Posted by Saaib Uppal, Staff Accountant

Non-Elective Contribution - Delaware 5500 AuditorWebster’s dictionary defines a commitment as “an agreement or pledge to do something in the future.”  What Webster doesn’t mention is anything regarding the length of that commitment or the procedures for an opt-out.  Circumstances and factors often arise that make it difficult and even impossible at times to keep a commitment.

In employee benefits practices across the country, we are seeing the effects of the economic downturn when it comes to commitments such as safe harbor matches and non-elective contributions.  Many employers are looking for ways to reduce or suspend these contributions mid-year.  Until recently, the only way to stop safe harbor non-elective contrbutions after the plan year had started was to terminate the plan, which many employers did not want to pursue.  A common reason employers would even contemplate breaking this commitment was simply due to liquidity issues while waiting for the economy to recover.
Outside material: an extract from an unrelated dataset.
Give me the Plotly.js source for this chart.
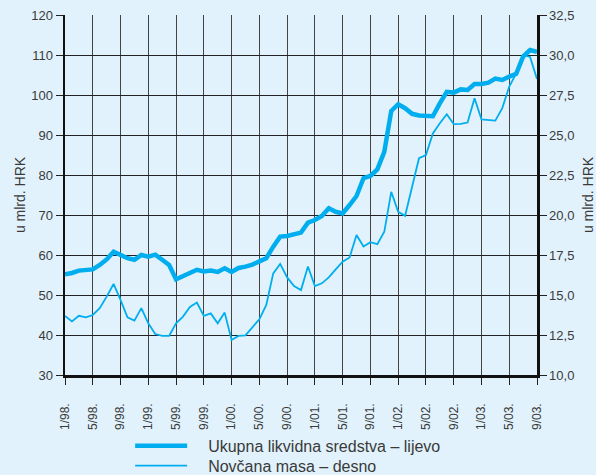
<!DOCTYPE html>
<html>
<head>
<meta charset="utf-8">
<script src="https://cdn.plot.ly/plotly-3.0.1.min.js"></script>
<style>
html,body{margin:0;padding:0;background:#e1f2fc;}
#chart{width:596px;height:475px;}
</style>
</head>
<body>
<div id="chart"></div>
<script>
// Monthly observations, 1/98. to 9/03.
var tickLabels = ['1/98.','5/98.','9/98.','1/99.','5/99.','9/99.','1/00.','5/00.','9/00.',
  '1/01.','5/01.','9/01.','1/02.','5/02.','9/02.','1/03.','5/03.','9/03.'];

// Ukupna likvidna sredstva (left axis, bn HRK)
var ukupna = [55.2,55.5,56.1,56.2,56.4,57.5,58.9,60.8,60.0,59.2,58.8,60.0,59.6,60.1,58.8,57.5,
  53.9,54.7,55.3,56.3,55.9,56.1,55.75,56.7,55.75,56.75,57.1,57.6,58.4,59.2,62.1,64.6,64.75,
  65.25,65.6,68.1,68.75,69.75,71.7,70.8,70.4,72.5,74.75,79.2,79.75,81.4,85.8,96.0,97.7,96.7,
  95.3,94.9,94.75,94.7,97.9,100.8,100.6,101.4,101.25,102.75,102.75,103.1,104.1,103.75,104.6,
  105.3,109.6,111.25,110.8];

// Novčana masa (right axis, bn HRK)
var novcana = [13.69,13.35,13.70,13.60,13.75,14.18,14.90,15.69,14.69,13.60,13.40,14.18,13.23,
  12.56,12.44,12.44,13.23,13.65,14.25,14.53,13.69,13.85,13.23,13.90,12.19,12.44,12.48,12.98,
  13.48,14.38,16.35,16.94,16.10,15.56,15.31,16.78,15.56,15.73,16.10,16.60,17.08,17.35,18.75,
  18.03,18.30,18.18,18.95,21.45,20.20,19.95,21.78,23.55,23.75,25.10,25.73,26.30,25.68,25.69,
  25.78,27.30,25.98,25.94,25.90,26.68,28.03,28.85,30.00,29.88,28.50];

var seriesNames = ['Ukupna likvidna sredstva – lijevo', 'Novčana masa – desno'];

var monthIndex = ukupna.map(function(_, i){ return i; });
var tickVals = tickLabels.map(function(_, i){ return i * 4; });

var lineColor = '#00aeef';
var textColor = '#3a3a3a';
var fontFamily = '"Liberation Sans", Arial, Helvetica, sans-serif';
var gap = '\u2003';

var traces = [
  {x: monthIndex, y: ukupna, type: 'scatter', mode: 'lines',
   name: gap + seriesNames[0], legend: 'legend',
   line: {color: lineColor, width: 4.5}, yaxis: 'y'},
  {x: monthIndex, y: novcana, type: 'scatter', mode: 'lines',
   name: gap + seriesNames[1], legend: 'legend2',
   line: {color: lineColor, width: 1.8}, yaxis: 'y2'}
];

var legendBase = {xanchor: 'left', yanchor: 'middle', bgcolor: 'rgba(0,0,0,0)',
  font: {size: 16, color: textColor}, itemwidth: 52, borderwidth: 0};

var layout = {
  width: 596, height: 475,
  paper_bgcolor: '#e1f2fc', plot_bgcolor: '#e1f2fc',
  margin: {l: 65, r: 59, t: 15, b: 100, autoexpand: false},
  separators: ', ',
  font: {family: fontFamily, color: textColor, size: 13},
  showlegend: true,
  legend: Object.assign({}, legendBase, {x: 0.138, y: -0.197}),
  legend2: Object.assign({}, legendBase, {x: 0.138, y: -0.252}),
  xaxis: {
    range: [0, 68], tickvals: tickVals, ticktext: tickLabels, tickangle: -90,
    tickfont: {size: 12}, ticks: 'outside', ticklen: 7, tickcolor: '#222',
    ticklabelstandoff: 14,
    showgrid: true, gridcolor: '#444', gridwidth: 1,
    showline: true, linecolor: '#111', linewidth: 2.5, zeroline: false
  },
  yaxis: {
    range: [30, 120], dtick: 10, tick0: 30,
    ticks: 'outside', ticklen: 7, tickcolor: '#222',
    showgrid: true, gridcolor: '#222', gridwidth: 1,
    showline: true, linecolor: '#111', linewidth: 2.5, zeroline: false,
    title: {text: 'u mlrd. HRK', font: {size: 14}, standoff: 3}
  },
  yaxis2: {
    range: [10, 32.5], dtick: 2.5, tick0: 10, tickformat: '.1f',
    overlaying: 'y', side: 'right',
    ticks: 'outside', ticklen: 7, tickcolor: '#222',
    showgrid: false, showline: true, linecolor: '#111', linewidth: 2.5, zeroline: false,
    title: {text: 'u mlrd. HRK', font: {size: 14}, standoff: 10}
  }
};

Plotly.newPlot('chart', traces, layout, {displayModeBar: false, staticPlot: true});
</script>
</body>
</html>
On May 18, 2009, the IRS proposed regulations that allow for the reduction and/or the suspension of safe harbor non-elective contributions for employers who experience “substantial business hardship.”  The IRS stated that “…adopting the provisions in these regulation [sic] will in almost all cases save the small business owner money.”  However, the fact is that the employer may not save any money at all by suspending the safe harbor non-elective contribution if the plan is top heavy. These proposed regulations will allow plan sponsors to amend their safe harbor 401(k) plan during the plan year.  To take advantage of these proposed regulations, employers must comply with the following rules:

  • The sponsor must incur a substantial business hardship which is defined as including (but not limited to) whether or not:
    • The employer is operating at an economic loss;
    • There is substantial unemployment or underemployment in the employer’s trade or business; and
    • The sales and profits of the employer’s industry are depressed or declining.
  • The plan must be amended to provide that it satisfies both the ADP and ACP tests for the entire plan year using the current year testing method, regardless of the fact that safe harbor contributions were made for part of the year;
  • All safe harbor contributions must be made, up until the effective date of the amendment;
  • The reduction or suspension of the non-elective safe harbor contribution may not be effective earlier than 30 days after delivery to the eligible employees of a notice containing the information described below (or 30 days after the amendment is adopted, whichever is later);
  • Eligible employees must be given a reasonable opportunity to change their existing deferral elections after receipt of the notice, but prior to the effective date of the amendment;
  • The notice to eligible employees must contain an explanation of the following:
  1. The consequences of the amendments reducing or suspending future safe harbor non-elective contributions;
  2. The procedures for changing the employee’s deferral election and, if applicable, employee contribution elections; and
  3. The effective date of the amendment to the plan which suspends and/or reduces the non-elective safe harbor contribution.

These regulations should be a relief for those plan sponsors who are experiencing liquidity issues.  Nobody likes breaking a commitment but at times it is out of our hands.  Employees should take solace in the fact that employers aren’t looking to terminate plans but rather reallocate funds temporarily  Oftentimes, it is truly out of good faith and the initial commitments will be kept in the long run.